Transcribe the data in full and exactly, omitting any pictures.

═════ Material

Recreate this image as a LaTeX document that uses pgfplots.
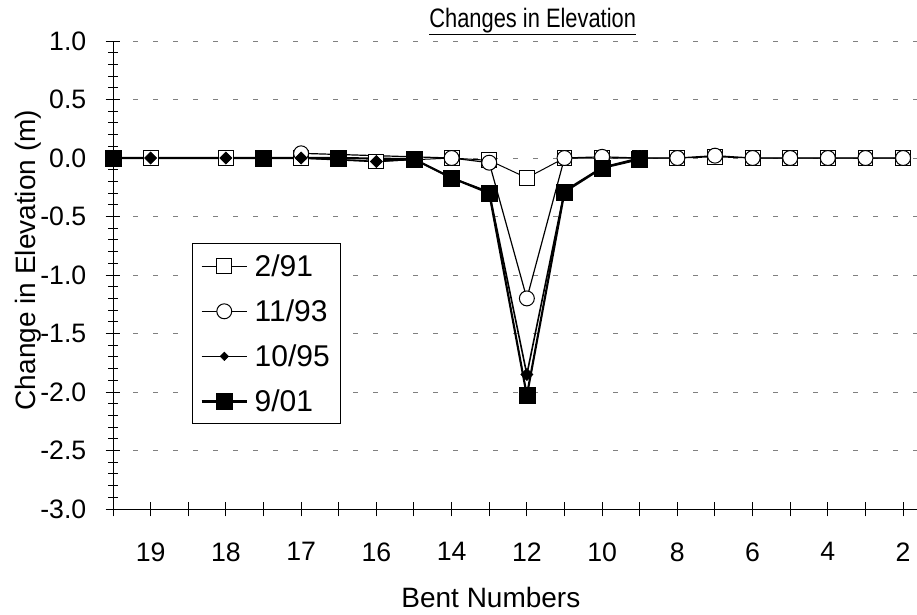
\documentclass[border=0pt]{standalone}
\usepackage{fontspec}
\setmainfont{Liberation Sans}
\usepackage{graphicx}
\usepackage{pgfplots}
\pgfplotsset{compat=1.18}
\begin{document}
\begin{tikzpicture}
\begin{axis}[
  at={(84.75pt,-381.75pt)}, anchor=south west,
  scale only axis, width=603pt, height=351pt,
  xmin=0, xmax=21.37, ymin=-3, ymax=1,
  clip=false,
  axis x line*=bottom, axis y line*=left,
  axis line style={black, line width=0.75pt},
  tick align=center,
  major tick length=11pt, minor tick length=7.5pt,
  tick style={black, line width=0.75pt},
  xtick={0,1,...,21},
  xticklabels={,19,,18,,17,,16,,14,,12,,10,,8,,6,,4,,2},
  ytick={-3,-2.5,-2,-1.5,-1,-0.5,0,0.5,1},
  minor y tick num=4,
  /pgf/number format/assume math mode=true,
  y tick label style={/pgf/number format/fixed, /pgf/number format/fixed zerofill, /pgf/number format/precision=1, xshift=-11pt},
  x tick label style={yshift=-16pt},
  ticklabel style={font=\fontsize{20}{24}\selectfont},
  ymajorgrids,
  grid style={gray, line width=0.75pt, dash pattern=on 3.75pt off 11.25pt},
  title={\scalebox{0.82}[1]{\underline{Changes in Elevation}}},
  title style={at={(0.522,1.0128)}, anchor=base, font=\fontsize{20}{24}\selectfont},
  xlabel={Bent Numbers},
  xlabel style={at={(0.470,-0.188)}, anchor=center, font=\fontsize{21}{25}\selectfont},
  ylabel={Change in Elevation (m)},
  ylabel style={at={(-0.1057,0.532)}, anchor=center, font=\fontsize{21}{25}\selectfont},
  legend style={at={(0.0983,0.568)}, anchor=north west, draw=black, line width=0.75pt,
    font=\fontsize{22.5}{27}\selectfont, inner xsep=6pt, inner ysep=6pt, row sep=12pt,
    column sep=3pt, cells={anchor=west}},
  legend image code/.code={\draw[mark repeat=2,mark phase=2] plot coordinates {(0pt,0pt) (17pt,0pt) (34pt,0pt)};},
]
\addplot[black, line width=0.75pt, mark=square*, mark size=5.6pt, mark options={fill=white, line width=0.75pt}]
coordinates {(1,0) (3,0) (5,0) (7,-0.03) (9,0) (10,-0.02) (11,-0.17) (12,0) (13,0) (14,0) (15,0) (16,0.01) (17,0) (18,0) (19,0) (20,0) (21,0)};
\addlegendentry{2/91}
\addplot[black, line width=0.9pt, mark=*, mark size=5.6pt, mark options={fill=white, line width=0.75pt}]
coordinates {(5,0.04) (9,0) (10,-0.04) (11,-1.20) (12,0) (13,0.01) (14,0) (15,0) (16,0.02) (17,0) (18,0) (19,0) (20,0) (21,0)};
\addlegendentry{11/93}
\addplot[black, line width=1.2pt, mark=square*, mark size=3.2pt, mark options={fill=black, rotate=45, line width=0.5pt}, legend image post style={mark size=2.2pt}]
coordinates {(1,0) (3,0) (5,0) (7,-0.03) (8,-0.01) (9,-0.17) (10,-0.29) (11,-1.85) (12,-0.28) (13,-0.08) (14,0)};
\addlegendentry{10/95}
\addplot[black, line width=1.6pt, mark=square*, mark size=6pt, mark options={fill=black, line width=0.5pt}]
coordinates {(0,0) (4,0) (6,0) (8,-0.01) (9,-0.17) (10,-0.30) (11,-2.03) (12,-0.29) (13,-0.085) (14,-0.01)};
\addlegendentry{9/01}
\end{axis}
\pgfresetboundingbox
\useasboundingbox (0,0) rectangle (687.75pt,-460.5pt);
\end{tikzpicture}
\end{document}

══════════

# Result of this exercise:
Recreate this image as a LaTeX document that uses pgfplots.
\documentclass[border=0pt]{standalone}
\usepackage{fontspec}
\setmainfont{Liberation Sans}
\usepackage{graphicx}
\usepackage{pgfplots}
\pgfplotsset{compat=1.18}
\begin{document}
\begin{tikzpicture}
\begin{axis}[
  at={(84.75pt,-381.75pt)}, anchor=south west,
  scale only axis, width=603pt, height=351pt,
  xmin=0, xmax=21.37, ymin=-3, ymax=1,
  clip=false,
  axis x line*=bottom, axis y line*=left,
  axis line style={black, line width=0.75pt},
  tick align=center,
  major tick length=11pt, minor tick length=7.5pt,
  tick style={black, line width=0.75pt},
  xtick={0,1,...,21},
  xticklabels={,19,,18,,17,,16,,14,,12,,10,,8,,6,,4,,2},
  ytick={-3,-2.5,-2,-1.5,-1,-0.5,0,0.5,1},
  minor y tick num=4,
  /pgf/number format/assume math mode=true,
  y tick label style={/pgf/number format/fixed, /pgf/number format/fixed zerofill, /pgf/number format/precision=1, xshift=-11pt},
  x tick label style={yshift=-16pt},
  ticklabel style={font=\fontsize{20}{24}\selectfont},
  ymajorgrids,
  grid style={gray, line width=0.75pt, dash pattern=on 3.75pt off 11.25pt},
  title={\scalebox{0.82}[1]{\underline{Changes in Elevation}}},
  title style={at={(0.522,1.0128)}, anchor=base, font=\fontsize{20}{24}\selectfont},
  xlabel={Bent Numbers},
  xlabel style={at={(0.470,-0.188)}, anchor=center, font=\fontsize{21}{25}\selectfont},
  ylabel={Change in Elevation (m)},
  ylabel style={at={(-0.1057,0.532)}, anchor=center, font=\fontsize{21}{25}\selectfont},
  legend style={at={(0.0983,0.568)}, anchor=north west, draw=black, line width=0.75pt,
    font=\fontsize{22.5}{27}\selectfont, inner xsep=6pt, inner ysep=6pt, row sep=12pt,
    column sep=3pt, cells={anchor=west}},
  legend image code/.code={\draw[mark repeat=2,mark phase=2] plot coordinates {(0pt,0pt) (17pt,0pt) (34pt,0pt)};},
]
\addplot[black, line width=0.75pt, mark=square*, mark size=5.6pt, mark options={fill=white, line width=0.75pt}]
coordinates {(1,0) (3,0) (5,0) (7,-0.03) (9,0) (10,-0.02) (11,-0.17) (12,0) (13,0) (14,0) (15,0) (16,0.01) (17,0) (18,0) (19,0) (20,0) (21,0)};
\addlegendentry{2/91}
\addplot[black, line width=0.9pt, mark=*, mark size=5.6pt, mark options={fill=white, line width=0.75pt}]
coordinates {(5,0.04) (9,0) (10,-0.04) (11,-1.20) (12,0) (13,0.01) (14,0) (15,0) (16,0.02) (17,0) (18,0) (19,0) (20,0) (21,0)};
\addlegendentry{11/93}
\addplot[black, line width=1.2pt, mark=square*, mark size=3.2pt, mark options={fill=black, rotate=45, line width=0.5pt}, legend image post style={mark size=2.2pt}]
coordinates {(1,0) (3,0) (5,0) (7,-0.03) (8,-0.01) (9,-0.17) (10,-0.29) (11,-1.85) (12,-0.28) (13,-0.08) (14,0)};
\addlegendentry{10/95}
\addplot[black, line width=1.6pt, mark=square*, mark size=6pt, mark options={fill=black, line width=0.5pt}]
coordinates {(0,0) (4,0) (6,0) (8,-0.01) (9,-0.17) (10,-0.30) (11,-2.03) (12,-0.29) (13,-0.085) (14,-0.01)};
\addlegendentry{9/01}
\end{axis}
\pgfresetboundingbox
\useasboundingbox (0,0) rectangle (687.75pt,-460.5pt);
\end{tikzpicture}
\end{document}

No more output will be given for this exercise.